II in civil appeal No. 3674/07). Therefore, SEBI was right, in the present
case, in refusing to give the benefit of exemption to the transferee companies.
These transferee companies were not on the brink of liquidation. The scheme
under section 391 was not an alternative to liquidation. Hence, the transferee
companies were not entitled to claim the benefit of Circular dated 30.9.2002.
Further, we do not find any merit in the argument that the demand raised by
SEBI for fresh turnover/registration fees constituted an act derogatory of the
provisions of the Companies Act. In our view, on the emergence of a new entity,
which was entitled to operate in derivative market, SEBI was certainly entitled
to regulate its trade in the derivative segment for which it was entitled to
charge requisite fees.
the 1992 Act, a duty is cast on SEBI to protect the interest of investors in
securities and to regulate the trade in securities on the Stock Exchange. Such
Regulation is not a part of the Companies Act. Derivative market is highly
speculative.

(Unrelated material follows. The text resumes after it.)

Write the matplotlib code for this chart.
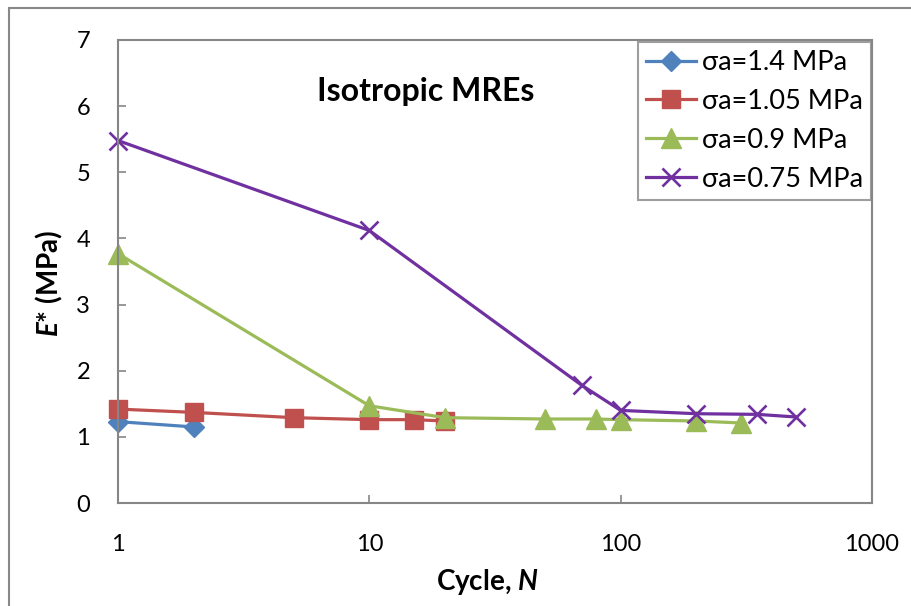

It carries lot of risks. In fact, history shows that many
investors and traders lost money earlier when badla transactions were
prevalent. Derivative market, to a certain extent, replaces badla. The point to
be noted is that Gupta Committee recommended the net worth of rupees three crores
in order to secure the interests of investors and traders who regularly play in
derivatives. In the circumstances, it cannot be said that raising of an amount
of rupees three crores as net worth constituted legal compulsion for RSL to
merge into RCML. As stated above, the Government decided to vest SEBI with
statutory powers in order to deal effectively with all matters relating to
capital market. The main function of SEBI is to regulate the trade which takes
place in the securities market and for that purpose it is entitled to charge
registration fees. In the present case, we are concerned with merger of two
distinct independent companies. In the present case, we are not concerned with
merger of firms. In the present case, we are not concerned with joint ventures.
After the merger of RSL into RCML a new entity has emerged. In the
circumstances, SEBI was entitled to charge the stipulated fees. For the aforestated
reasons, we find no merit in these two civil appeals.
Before concluding, we may note that, according to the appellants, in the past
SEBI has not charged registration charges at the rates prescribed in case of
two other companies. According to the appellants, SKP Securities Ltd. and BNK
Securities Pvt. Ltd. were given in the past the benefit of fee continuity under
para 7 of Circular dated 30.9.2002 whereas the said benefit has been denied to
RCML. We do not know all the facts of those transactions. Be that as it may, we
are concerned with the position in law. We reiterate that there is no merit in
these civil appeals.
For the aforestated reasons, we see no reason to interfere with the impugned
orders passed by the Securities Appellate Tribunal, Mumbai. Accordingly, both
the civil appeals stand dismissed with no order as to costs.